SonoraBangka.id - Kita tahu bahwa saat ini alat kontrasepsi (KB) yang digunakan untuk merencanakan kehamilan, memiliki jenis yang beragam.
Mulai dari kontrasepsi non-hormonal seperti KB kalender, metode pull-out, kondom, dan IUD tembaga.
Hingga kontrasepsi hormonal seperti pil, suntik, IUD, koyo KB, dan cincin KB.
Karena menggunakan intervensi hormon dalam mencegah kehamilan, KB hormonal digadang-gadang memiliki sejumlah efek samping pada tubuh.
Efek samping tersebut dapat berupa sakit kepala, nyeri pada payudara, kenaikan badan, hingga siklus menstruasi yang jadi tidak teratur.
Tak sedikit perempuan yang enggan ber-KB karena takut akan efek samping dari alat-alat kontrasepsi.
Akan tetapi, ada efek samping lainnya dari KB hormonal yang juga banyak ditakuti.
Penggunaan alat kontrasepsi hormonal disebut-sebut juga sebabkan efek samping pada kesehatan mental.
Benarkah demikian? Lalu, haruskah penggunaan alat kontrasepsi dihindari?
Penggunaan tiap-tiap jenis metode kontrasepsi tentu memiliki kelebihan dan kekurangannya masing-masing.
Namun, jika menyangkut kesehatan mental, aman kah penggunaan alat kontrasepsi tersebut?
Dilansir dari Insider, faktanya, penggunaan KB hormonal memang ada kaitannya dengan kesehatan mental.
Terutama, KB hormonal diketahui berdampak pada mood swing hingga depresi pada sebagian orang.
Adapun kalangan yang paling berisiko pada gangguan mood swing dan depresi akibat penggunaan KB hormonal tak lain adalah remaja, perempuan dengan riwayat PMS, dan perempuan dengan riwayat gangguan mental.
“Umumnya, alat kontrasepsi hormonal memang memengaruhi suasana hati secara negatif,” ujar Felice Gersh, MD, direktur medis Integrative Medical Group of Irvine pada Insider.
Menurutnya, gejala-gejala yang dapat muncul akibat penggunaan KB hormonal pada mood antara lain seperti sedih, mudah marah, mudah menangis, dan malas.
Sebenarnya, perubahan mood akibat penggunaan KB hormonal wajar saja terjadi, sebab perubahan hormonal sendiri memang menjadi penyebab mood swing dan depresi.
Mengutip Clue, Perubahan kadar estrogen dalam tubuh merupakan penyebab perempuan rentan alami gejala depresi pada saat PMS, pascamelahirkan, dan sebelum menopause.

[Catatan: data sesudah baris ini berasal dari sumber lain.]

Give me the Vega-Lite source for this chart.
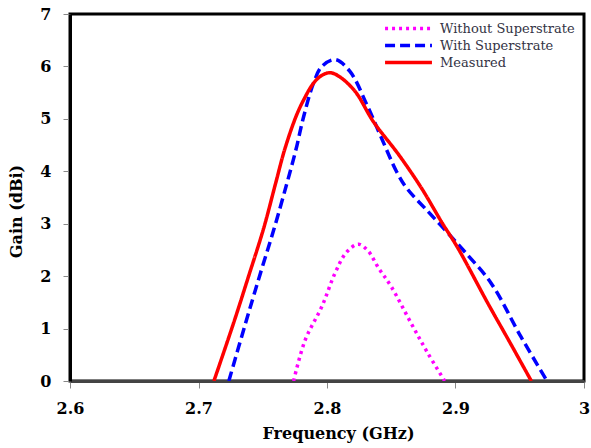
{
  "$schema": "https://vega.github.io/schema/vega-lite/v6.json",
  "width": 514,
  "height": 367,
  "autosize": "none",
  "padding": {"left": 70, "top": 14, "right": 7, "bottom": 67},
  "background": "white",
  "config": {
    "view": {"stroke": "#000000", "strokeWidth": 3},
    "font": "DejaVu Serif",
    "axis": {"labelFont": "DejaVu Serif", "titleFont": "DejaVu Serif"},
    "legend": {"labelFont": "DejaVu Serif"}
  },
  "data": {
    "values": [
      {"s": "Without Superstrate", "f": 2.774, "g": 0},
      {"s": "Without Superstrate", "f": 2.783, "g": 0.78},
      {"s": "Without Superstrate", "f": 2.796, "g": 1.42},
      {"s": "Without Superstrate", "f": 2.8063, "g": 2.06},
      {"s": "Without Superstrate", "f": 2.815, "g": 2.45},
      {"s": "Without Superstrate", "f": 2.8244, "g": 2.61},
      {"s": "Without Superstrate", "f": 2.832, "g": 2.48},
      {"s": "Without Superstrate", "f": 2.84, "g": 2.16},
      {"s": "Without Superstrate", "f": 2.85, "g": 1.8},
      {"s": "Without Superstrate", "f": 2.8655, "g": 1.1},
      {"s": "Without Superstrate", "f": 2.878, "g": 0.55},
      {"s": "Without Superstrate", "f": 2.8916, "g": 0},
      {"s": "With Superstrate", "f": 2.7236, "g": 0},
      {"s": "With Superstrate", "f": 2.7366, "g": 1.1},
      {"s": "With Superstrate", "f": 2.7475, "g": 2.0},
      {"s": "With Superstrate", "f": 2.7585, "g": 2.88},
      {"s": "With Superstrate", "f": 2.7688, "g": 3.77},
      {"s": "With Superstrate", "f": 2.7758, "g": 4.41},
      {"s": "With Superstrate", "f": 2.7818, "g": 5.04},
      {"s": "With Superstrate", "f": 2.7895, "g": 5.68},
      {"s": "With Superstrate", "f": 2.796, "g": 6.0},
      {"s": "With Superstrate", "f": 2.8064, "g": 6.13},
      {"s": "With Superstrate", "f": 2.818, "g": 5.9},
      {"s": "With Superstrate", "f": 2.831, "g": 5.27},
      {"s": "With Superstrate", "f": 2.8425, "g": 4.63},
      {"s": "With Superstrate", "f": 2.854, "g": 4.0},
      {"s": "With Superstrate", "f": 2.862, "g": 3.68},
      {"s": "With Superstrate", "f": 2.8787, "g": 3.23},
      {"s": "With Superstrate", "f": 2.893, "g": 2.85},
      {"s": "With Superstrate", "f": 2.907, "g": 2.47},
      {"s": "With Superstrate", "f": 2.9276, "g": 1.87},
      {"s": "With Superstrate", "f": 2.9508, "g": 0.85},
      {"s": "With Superstrate", "f": 2.9712, "g": 0},
      {"s": "Measured", "f": 2.712, "g": 0},
      {"s": "Measured", "f": 2.7275, "g": 1.12},
      {"s": "Measured", "f": 2.739, "g": 2.0},
      {"s": "Measured", "f": 2.7508, "g": 2.92},
      {"s": "Measured", "f": 2.76, "g": 3.77},
      {"s": "Measured", "f": 2.767, "g": 4.41},
      {"s": "Measured", "f": 2.7758, "g": 5.04},
      {"s": "Measured", "f": 2.7818, "g": 5.36},
      {"s": "Measured", "f": 2.7895, "g": 5.68},
      {"s": "Measured", "f": 2.796, "g": 5.83},
      {"s": "Measured", "f": 2.8027, "g": 5.88},
      {"s": "Measured", "f": 2.81, "g": 5.8},
      {"s": "Measured", "f": 2.822, "g": 5.52},
      {"s": "Measured", "f": 2.836, "g": 4.95},
      {"s": "Measured", "f": 2.856, "g": 4.31},
      {"s": "Measured", "f": 2.8735, "g": 3.68},
      {"s": "Measured", "f": 2.889, "g": 3.04},
      {"s": "Measured", "f": 2.902, "g": 2.53},
      {"s": "Measured", "f": 2.925, "g": 1.49},
      {"s": "Measured", "f": 2.942, "g": 0.75},
      {"s": "Measured", "f": 2.959, "g": 0}
    ]
  },
  "mark": {"type": "line", "interpolate": "catmull-rom", "strokeWidth": 3.5, "clip": true},
  "encoding": {
    "x": {
      "field": "f", "type": "quantitative",
      "scale": {"domain": [2.6, 3.0], "nice": false, "zero": false},
      "axis": {
        "values": [2.6, 2.7, 2.8, 2.9, 3.0],
        "labelExpr": "datum.value == 3 ? '3' : format(datum.value, '.1f')",
        "title": "Frequency (GHz)",
        "titleFont": "DejaVu Serif", "titleFontSize": 16, "titleFontWeight": "bold", "titleColor": "#000000",
        "titleX": 268, "titleY": 52, "titleBaseline": "middle",
        "labelFont": "DejaVu Serif", "labelFontSize": 16, "labelFontWeight": "bold", "labelColor": "#000000",
        "labelPadding": 12, "labelFlush": false,
        "tickSize": 7, "tickColor": "#888888", "tickWidth": 1,
        "domainColor": "#444444", "domainWidth": 3,
        "grid": false
      }
    },
    "y": {
      "field": "g", "type": "quantitative",
      "scale": {"domain": [0, 7], "nice": false},
      "axis": {
        "values": [0, 1, 2, 3, 4, 5, 6, 7],
        "title": "Gain  (dBi)",
        "titleFont": "DejaVu Serif", "titleFontSize": 16, "titleFontWeight": "bold", "titleColor": "#000000",
        "titleX": -54, "titleY": 197, "titleBaseline": "middle", "titleAngle": -90, "titleAlign": "center",
        "labelFont": "DejaVu Serif", "labelFontSize": 16, "labelFontWeight": "bold", "labelColor": "#000000",
        "labelPadding": 12, "labelFlush": false,
        "tickSize": 7, "tickColor": "#888888", "tickWidth": 1,
        "domainColor": "#000000", "domainWidth": 3,
        "grid": false
      }
    },
    "color": {
      "field": "s", "type": "nominal",
      "scale": {
        "domain": ["Without Superstrate", "With Superstrate", "Measured"],
        "range": ["#FF00FF", "#0000FF", "#FF0000"]
      },
      "legend": {
        "title": null,
        "orient": "none",
        "legendX": 313,
        "legendY": 6,
        "padding": 0,
        "symbolType": "stroke",
        "symbolSize": 2200,
        "symbolStrokeWidth": 3.5,
        "clipHeight": 17,
        "rowPadding": 0,
        "labelOffset": 6,
        "labelFont": "DejaVu Serif",
        "labelFontSize": 13,
        "labelColor": "#333344",
        "labelLimit": 300
      }
    },
    "strokeDash": {
      "field": "s", "type": "nominal",
      "scale": {
        "domain": ["Without Superstrate", "With Superstrate", "Measured"],
        "range": [[3, 4], [10, 5], [1, 0]]
      },
      "legend": null
    }
  }
}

Sementara itu, metode kontrasepsi hormonal mengandung satu atau dua jenis hormon yang umumnya adalah estrogen dan progestin yang merupakan bentuk sintetis dari progesteron.
Menurut Felice pada Insider, siklus menstruasi yang normal melibatkan fluktuasi hormon estrogen dan progesteron.
Namun, penggunaan kontrasepsi hormonal membuat hormon berada dalam kondisi yang cenderung stabil, dan tidak fluktuatif sepanjang siklus menstruasi.
Tanpa adanya fluktuasi hormon ini, respons stres normal tubuh berubah secara negatif.
Sederhananya, saat menggunakan KB hormonal, kadar hormon stres, yakni kortisol jadi lebih tinggi.
Kadar kortisol yang tinggi dapat sebabkan perubahan suasana hati dan munculkan emosi negatif seperti stres dan kecemasan.
Namun, di sisi lain, kadar kortisol yang terlalu rendah juga dapat memicu depresi.
Tak heran jika pada sebagian orang, penggunaan KB hormonal malah mengubah suasana hati ke arah yang positif.
Akan tetapi, pengaruh penggunaan KB hormonal terhadap mood dan depresi masih membutuhkan penelitian lebih lanjut.
Namun, jika Anda merasa penggunaan KB hormonal memang memengaruhi mood dan kondisi mental secara signifikan, diskusikan dengan dokter kandungan untuk beralih ke metode kontrasepsi non-hormonal.